Reproduce the listing below exactly, beginning with its first line and ending with the line that holds "plt.rcParams['font.family'] = ['Liberation"; pictures are not part of the copy.

++++ Record list ++++

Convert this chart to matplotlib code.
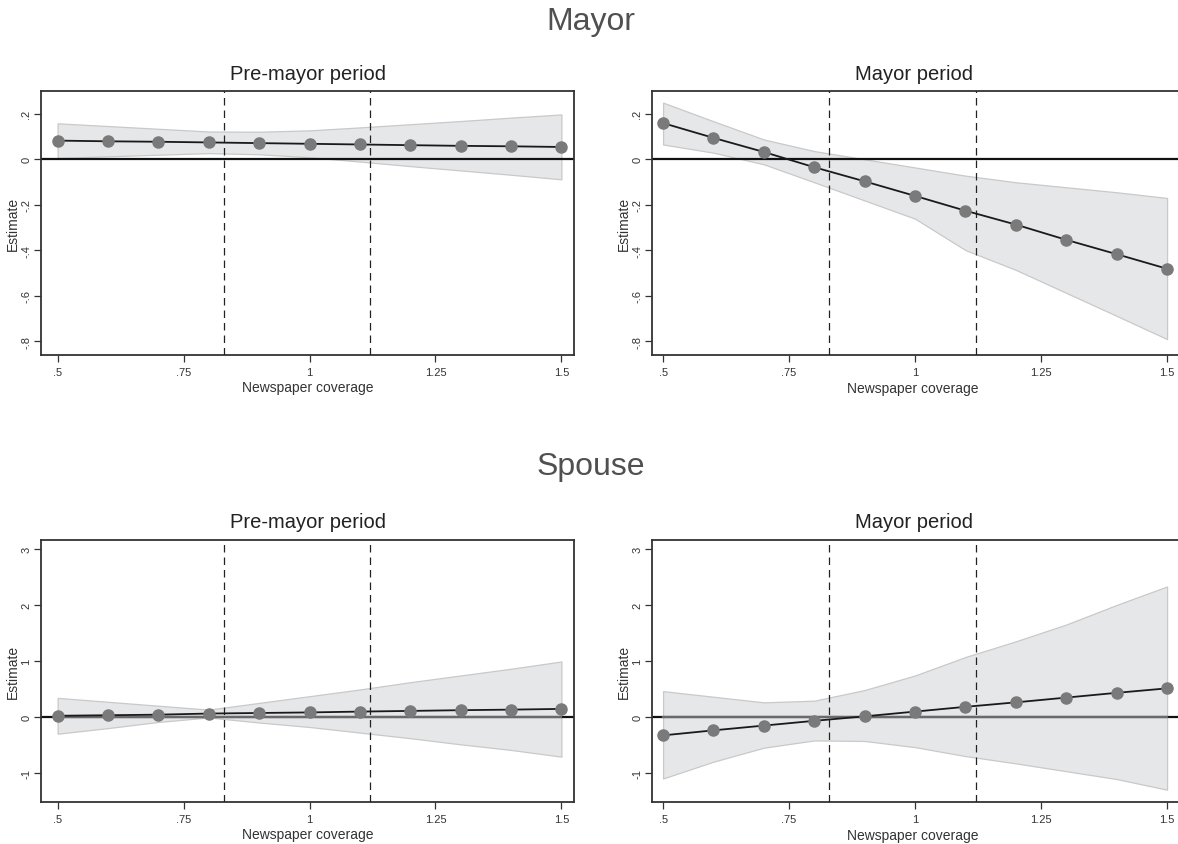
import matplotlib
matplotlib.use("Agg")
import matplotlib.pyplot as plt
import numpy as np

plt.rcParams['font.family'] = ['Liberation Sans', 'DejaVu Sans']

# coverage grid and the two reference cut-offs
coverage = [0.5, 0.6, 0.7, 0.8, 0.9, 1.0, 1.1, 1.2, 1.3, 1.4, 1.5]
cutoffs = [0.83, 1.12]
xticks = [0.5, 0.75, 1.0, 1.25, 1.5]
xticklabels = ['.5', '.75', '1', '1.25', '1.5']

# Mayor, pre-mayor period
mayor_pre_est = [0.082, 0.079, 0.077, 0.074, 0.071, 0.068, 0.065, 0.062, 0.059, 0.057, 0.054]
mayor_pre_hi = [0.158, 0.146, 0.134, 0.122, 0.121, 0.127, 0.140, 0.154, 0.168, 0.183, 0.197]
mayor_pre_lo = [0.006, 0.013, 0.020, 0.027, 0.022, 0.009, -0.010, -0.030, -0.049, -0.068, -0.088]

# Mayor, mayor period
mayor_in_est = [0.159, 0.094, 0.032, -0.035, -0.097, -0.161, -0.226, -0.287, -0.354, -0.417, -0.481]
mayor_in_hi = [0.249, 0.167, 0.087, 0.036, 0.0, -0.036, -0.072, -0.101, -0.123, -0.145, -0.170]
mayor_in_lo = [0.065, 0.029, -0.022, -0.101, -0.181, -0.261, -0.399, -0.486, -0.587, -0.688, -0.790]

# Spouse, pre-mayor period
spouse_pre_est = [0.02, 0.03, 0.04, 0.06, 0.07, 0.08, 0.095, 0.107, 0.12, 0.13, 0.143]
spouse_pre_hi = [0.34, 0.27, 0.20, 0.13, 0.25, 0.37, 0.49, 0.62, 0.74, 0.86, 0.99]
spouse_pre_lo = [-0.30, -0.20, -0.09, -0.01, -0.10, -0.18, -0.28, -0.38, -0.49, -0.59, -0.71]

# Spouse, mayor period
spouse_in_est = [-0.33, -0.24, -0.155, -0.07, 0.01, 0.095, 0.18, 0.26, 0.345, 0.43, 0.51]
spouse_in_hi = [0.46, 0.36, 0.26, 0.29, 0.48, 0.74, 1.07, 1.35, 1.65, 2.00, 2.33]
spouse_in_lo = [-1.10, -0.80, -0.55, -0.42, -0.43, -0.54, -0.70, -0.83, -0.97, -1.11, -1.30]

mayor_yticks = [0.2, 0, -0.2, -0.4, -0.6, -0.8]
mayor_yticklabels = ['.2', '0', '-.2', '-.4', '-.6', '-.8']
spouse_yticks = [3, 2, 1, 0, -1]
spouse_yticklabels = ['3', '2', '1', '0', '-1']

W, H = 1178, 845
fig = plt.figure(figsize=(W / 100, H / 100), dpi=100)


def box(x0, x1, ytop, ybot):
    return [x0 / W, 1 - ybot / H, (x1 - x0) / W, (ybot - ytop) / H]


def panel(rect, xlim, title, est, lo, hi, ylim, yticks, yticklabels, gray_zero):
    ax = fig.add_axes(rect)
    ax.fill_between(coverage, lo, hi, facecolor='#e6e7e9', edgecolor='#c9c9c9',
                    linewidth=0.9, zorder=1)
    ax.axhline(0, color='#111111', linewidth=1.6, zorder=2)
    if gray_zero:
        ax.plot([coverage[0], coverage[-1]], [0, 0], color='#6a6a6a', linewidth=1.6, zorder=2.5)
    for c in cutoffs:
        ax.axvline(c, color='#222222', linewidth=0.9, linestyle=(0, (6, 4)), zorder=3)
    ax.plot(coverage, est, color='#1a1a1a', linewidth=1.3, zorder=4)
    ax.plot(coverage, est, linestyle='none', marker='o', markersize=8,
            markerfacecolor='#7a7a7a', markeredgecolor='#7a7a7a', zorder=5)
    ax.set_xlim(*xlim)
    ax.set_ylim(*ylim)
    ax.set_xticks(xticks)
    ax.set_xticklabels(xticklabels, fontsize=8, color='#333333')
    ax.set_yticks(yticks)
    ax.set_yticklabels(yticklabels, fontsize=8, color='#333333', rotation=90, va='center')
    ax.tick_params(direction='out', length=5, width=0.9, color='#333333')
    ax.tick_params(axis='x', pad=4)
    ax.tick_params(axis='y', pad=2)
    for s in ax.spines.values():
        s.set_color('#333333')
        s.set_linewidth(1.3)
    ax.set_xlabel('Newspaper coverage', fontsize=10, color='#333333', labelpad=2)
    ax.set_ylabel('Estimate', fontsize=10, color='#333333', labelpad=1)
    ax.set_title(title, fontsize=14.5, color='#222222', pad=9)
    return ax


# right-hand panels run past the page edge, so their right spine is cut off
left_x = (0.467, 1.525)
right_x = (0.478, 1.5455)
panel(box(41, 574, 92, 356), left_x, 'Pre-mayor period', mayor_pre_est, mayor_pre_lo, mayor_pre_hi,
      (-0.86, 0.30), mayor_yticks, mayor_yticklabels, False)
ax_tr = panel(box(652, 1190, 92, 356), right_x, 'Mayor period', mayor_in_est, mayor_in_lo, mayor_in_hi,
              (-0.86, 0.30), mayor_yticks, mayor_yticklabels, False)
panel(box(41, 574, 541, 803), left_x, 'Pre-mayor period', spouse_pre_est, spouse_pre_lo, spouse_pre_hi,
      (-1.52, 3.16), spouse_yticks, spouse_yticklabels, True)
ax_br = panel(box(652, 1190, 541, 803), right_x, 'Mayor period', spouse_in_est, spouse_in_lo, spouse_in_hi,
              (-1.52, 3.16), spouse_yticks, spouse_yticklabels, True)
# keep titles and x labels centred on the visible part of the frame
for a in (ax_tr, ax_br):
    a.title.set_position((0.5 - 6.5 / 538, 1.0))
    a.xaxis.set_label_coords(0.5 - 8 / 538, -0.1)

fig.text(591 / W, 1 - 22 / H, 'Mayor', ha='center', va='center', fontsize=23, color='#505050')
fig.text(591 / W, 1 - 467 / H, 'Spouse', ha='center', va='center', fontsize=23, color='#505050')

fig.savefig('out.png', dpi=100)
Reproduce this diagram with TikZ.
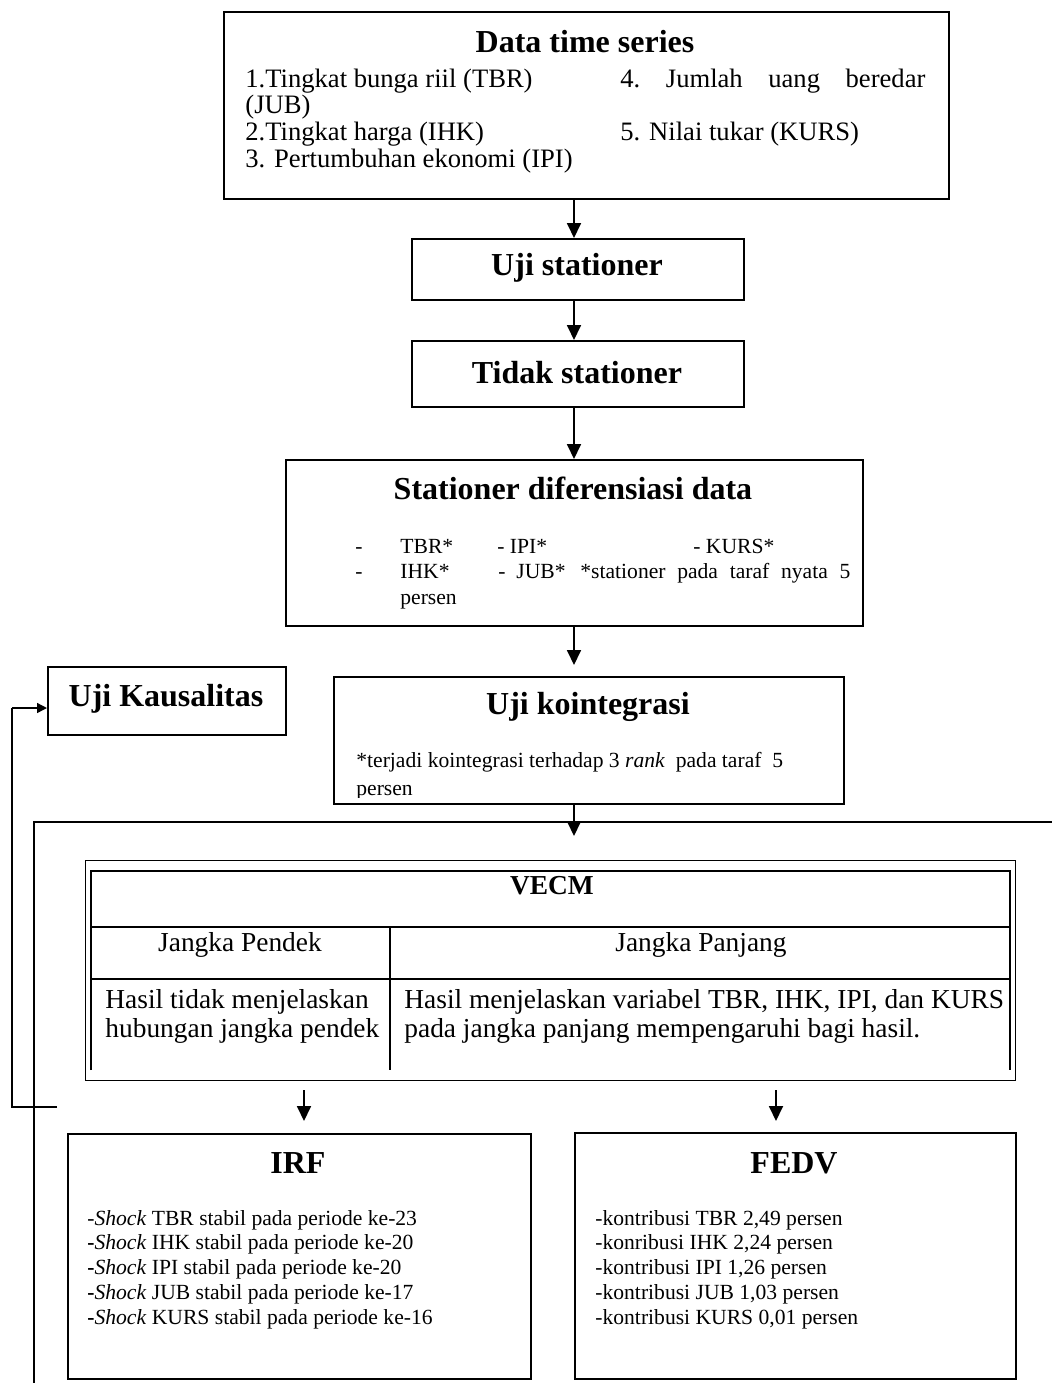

++++

◆ **Task answer**:
Convert this chart to matplotlib code.
import matplotlib
matplotlib.use("Agg")
import matplotlib.pyplot as plt
import numpy as np

plt.rcParams['font.family'] = ['Liberation Sans', 'DejaVu Sans']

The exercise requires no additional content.